(Material provided):
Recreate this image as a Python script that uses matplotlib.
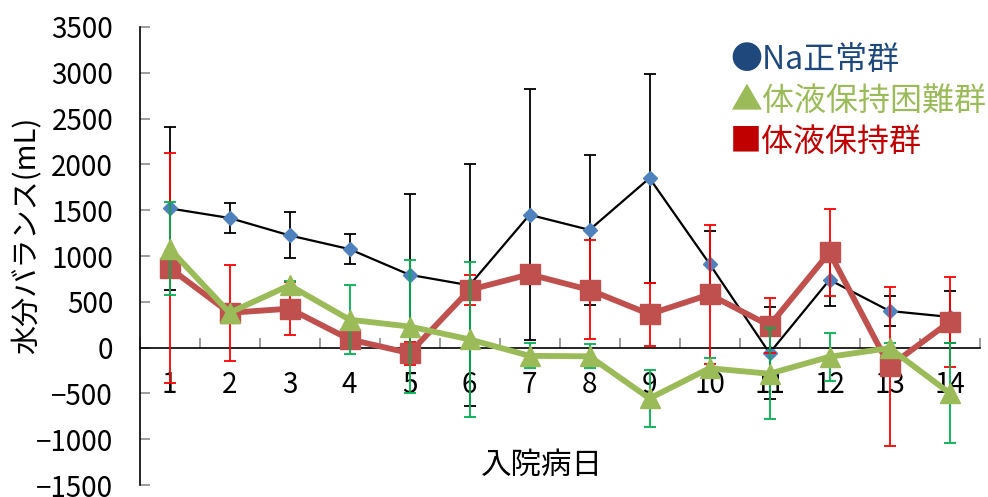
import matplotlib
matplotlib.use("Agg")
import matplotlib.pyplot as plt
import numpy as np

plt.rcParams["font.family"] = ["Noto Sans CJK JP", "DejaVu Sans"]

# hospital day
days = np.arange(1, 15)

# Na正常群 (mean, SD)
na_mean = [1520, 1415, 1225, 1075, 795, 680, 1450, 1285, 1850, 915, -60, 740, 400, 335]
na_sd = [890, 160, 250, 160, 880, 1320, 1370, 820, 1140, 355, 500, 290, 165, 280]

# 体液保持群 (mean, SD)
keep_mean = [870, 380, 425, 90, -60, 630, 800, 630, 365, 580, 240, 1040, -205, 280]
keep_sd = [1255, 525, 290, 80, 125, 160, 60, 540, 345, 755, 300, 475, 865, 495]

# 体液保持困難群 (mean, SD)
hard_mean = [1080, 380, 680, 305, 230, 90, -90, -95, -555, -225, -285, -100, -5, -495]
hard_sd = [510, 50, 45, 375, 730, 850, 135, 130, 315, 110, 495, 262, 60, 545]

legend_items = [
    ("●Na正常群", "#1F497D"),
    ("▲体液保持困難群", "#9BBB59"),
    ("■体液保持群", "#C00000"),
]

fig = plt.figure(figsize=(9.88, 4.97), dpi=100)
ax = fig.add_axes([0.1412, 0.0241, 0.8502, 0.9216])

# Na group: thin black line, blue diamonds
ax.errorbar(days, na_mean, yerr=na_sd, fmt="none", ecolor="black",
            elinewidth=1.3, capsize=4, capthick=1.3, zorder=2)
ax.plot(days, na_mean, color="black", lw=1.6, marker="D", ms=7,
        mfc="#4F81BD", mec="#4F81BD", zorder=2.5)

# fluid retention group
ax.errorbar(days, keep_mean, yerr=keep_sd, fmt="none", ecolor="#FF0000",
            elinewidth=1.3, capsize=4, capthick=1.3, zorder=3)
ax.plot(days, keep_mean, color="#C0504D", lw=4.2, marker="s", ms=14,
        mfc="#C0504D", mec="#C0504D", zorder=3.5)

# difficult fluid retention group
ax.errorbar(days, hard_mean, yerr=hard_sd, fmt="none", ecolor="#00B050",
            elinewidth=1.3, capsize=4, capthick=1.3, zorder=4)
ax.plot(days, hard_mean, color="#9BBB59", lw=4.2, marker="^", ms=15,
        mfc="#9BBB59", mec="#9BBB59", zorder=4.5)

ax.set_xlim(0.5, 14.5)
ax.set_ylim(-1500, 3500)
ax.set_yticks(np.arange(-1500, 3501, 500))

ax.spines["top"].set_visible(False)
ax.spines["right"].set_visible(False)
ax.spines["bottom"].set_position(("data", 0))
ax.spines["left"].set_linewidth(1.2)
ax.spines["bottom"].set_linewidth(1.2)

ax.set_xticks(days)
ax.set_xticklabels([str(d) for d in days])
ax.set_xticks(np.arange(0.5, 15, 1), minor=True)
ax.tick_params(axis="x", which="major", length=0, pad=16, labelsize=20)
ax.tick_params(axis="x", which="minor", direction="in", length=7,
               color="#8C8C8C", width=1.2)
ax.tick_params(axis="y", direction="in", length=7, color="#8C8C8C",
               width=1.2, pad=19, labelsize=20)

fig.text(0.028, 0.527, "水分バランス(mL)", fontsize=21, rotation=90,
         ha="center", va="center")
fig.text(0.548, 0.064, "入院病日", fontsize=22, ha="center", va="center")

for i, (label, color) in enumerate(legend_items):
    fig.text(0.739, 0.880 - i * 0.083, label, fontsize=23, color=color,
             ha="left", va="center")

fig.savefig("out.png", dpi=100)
---
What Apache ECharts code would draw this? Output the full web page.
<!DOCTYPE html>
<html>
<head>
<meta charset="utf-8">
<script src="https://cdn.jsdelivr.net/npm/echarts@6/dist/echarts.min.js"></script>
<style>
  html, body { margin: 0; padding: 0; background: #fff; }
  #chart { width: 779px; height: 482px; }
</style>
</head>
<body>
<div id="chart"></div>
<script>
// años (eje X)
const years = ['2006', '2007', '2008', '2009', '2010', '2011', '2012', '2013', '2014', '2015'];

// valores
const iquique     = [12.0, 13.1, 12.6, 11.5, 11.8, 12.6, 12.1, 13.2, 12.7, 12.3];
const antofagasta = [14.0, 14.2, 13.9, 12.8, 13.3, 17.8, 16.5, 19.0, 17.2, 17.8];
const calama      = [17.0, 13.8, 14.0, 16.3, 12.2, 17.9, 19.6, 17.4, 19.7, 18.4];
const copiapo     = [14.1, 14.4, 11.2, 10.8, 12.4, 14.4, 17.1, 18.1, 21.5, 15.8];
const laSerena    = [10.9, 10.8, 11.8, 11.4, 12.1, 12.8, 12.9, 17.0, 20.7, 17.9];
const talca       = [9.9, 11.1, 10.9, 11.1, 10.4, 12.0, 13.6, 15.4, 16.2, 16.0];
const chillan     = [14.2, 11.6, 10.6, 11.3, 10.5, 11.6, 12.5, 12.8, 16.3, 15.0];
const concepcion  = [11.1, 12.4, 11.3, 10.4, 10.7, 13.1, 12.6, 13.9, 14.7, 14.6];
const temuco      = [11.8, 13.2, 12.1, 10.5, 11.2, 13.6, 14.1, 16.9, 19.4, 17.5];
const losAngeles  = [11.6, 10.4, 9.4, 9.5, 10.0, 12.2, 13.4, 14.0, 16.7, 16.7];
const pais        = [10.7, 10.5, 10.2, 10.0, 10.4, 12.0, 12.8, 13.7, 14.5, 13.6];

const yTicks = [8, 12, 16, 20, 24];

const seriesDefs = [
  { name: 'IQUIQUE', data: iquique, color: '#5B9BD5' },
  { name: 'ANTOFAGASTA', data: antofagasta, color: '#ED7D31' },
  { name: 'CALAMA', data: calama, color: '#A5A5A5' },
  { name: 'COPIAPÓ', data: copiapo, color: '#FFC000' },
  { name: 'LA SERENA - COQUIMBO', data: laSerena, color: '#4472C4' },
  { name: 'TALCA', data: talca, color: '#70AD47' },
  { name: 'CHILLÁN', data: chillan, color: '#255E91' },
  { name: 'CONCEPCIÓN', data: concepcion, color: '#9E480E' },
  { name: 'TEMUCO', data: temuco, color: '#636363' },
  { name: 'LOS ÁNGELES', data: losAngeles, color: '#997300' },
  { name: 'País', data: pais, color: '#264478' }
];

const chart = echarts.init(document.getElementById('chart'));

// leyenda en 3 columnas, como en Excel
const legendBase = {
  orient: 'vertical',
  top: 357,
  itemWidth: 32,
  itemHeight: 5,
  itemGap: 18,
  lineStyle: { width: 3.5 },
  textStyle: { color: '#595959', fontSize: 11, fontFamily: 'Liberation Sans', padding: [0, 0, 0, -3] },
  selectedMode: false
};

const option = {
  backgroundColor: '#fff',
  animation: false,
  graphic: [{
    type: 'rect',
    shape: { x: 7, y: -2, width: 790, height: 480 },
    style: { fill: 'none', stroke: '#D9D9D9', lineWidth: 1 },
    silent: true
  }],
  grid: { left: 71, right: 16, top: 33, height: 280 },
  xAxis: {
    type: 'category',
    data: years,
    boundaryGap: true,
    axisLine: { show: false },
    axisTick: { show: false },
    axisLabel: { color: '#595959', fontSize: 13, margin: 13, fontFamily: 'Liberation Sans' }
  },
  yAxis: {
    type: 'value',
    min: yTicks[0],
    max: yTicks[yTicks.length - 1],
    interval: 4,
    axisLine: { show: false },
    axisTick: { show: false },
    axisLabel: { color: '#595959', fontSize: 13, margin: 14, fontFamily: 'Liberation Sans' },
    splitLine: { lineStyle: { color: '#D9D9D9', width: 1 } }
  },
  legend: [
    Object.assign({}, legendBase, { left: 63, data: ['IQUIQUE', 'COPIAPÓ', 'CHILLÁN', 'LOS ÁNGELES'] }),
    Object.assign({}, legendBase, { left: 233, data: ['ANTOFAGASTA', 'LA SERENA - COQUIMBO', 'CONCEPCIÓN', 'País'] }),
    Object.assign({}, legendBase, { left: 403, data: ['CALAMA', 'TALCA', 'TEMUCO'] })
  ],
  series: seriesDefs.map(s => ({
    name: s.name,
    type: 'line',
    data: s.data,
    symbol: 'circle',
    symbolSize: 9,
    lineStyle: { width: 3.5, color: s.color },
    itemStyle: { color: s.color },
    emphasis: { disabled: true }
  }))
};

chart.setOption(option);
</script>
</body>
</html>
==
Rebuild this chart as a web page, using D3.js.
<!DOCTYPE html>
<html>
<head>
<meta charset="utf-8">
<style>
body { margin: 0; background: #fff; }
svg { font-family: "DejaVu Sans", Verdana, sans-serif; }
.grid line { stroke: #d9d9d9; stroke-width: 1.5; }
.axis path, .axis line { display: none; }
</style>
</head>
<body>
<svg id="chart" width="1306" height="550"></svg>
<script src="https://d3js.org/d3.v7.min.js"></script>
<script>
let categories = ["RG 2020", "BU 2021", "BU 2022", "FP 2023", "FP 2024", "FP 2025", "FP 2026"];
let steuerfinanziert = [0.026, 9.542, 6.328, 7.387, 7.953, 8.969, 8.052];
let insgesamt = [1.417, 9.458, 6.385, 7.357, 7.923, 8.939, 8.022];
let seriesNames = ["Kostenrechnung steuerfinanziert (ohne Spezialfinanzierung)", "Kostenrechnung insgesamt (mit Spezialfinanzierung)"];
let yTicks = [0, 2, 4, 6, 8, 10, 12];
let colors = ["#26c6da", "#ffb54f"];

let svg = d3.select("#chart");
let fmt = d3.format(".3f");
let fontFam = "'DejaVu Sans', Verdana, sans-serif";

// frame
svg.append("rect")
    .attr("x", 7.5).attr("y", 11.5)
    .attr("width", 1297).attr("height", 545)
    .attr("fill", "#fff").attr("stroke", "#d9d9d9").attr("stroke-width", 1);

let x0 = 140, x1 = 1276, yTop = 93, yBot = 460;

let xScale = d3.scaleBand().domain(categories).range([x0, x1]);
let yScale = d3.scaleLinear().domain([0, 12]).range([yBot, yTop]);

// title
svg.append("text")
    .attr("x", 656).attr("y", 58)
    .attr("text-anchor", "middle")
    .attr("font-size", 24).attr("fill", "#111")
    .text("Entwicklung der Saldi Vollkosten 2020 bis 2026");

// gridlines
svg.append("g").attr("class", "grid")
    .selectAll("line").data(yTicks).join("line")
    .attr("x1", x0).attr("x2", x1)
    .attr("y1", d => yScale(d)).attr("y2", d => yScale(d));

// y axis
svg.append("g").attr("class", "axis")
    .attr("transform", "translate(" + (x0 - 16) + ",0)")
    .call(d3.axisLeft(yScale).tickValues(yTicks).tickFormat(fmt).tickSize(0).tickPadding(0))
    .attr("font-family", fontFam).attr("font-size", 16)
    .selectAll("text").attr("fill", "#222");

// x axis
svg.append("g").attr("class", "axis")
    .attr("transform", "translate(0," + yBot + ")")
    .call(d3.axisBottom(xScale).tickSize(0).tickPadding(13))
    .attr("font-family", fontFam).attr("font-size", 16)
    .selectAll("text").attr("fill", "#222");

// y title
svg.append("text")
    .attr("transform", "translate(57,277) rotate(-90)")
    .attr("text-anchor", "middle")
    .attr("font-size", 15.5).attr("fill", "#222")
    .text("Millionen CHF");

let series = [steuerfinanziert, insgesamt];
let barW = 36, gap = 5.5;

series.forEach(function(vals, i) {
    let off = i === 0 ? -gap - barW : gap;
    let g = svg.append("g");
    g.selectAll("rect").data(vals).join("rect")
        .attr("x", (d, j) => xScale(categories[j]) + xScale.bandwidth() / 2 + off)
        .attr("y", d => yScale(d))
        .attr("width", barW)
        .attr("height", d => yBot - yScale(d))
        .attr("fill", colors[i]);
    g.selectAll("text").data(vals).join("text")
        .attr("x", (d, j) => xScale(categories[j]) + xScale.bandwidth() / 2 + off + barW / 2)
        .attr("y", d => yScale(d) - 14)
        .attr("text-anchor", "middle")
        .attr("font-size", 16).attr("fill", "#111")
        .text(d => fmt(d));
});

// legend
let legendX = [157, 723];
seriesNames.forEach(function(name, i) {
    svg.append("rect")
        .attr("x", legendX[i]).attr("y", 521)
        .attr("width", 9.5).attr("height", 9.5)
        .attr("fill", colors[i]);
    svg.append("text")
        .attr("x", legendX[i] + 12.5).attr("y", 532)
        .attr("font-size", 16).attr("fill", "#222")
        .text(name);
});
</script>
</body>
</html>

(Description of the task): Identify every line where the string "matplotlib" appears.

(Task answer):
Recreate this image as a Python script that uses matplotlib.
import matplotlib
matplotlib.use("Agg")
import matplotlib.pyplot as plt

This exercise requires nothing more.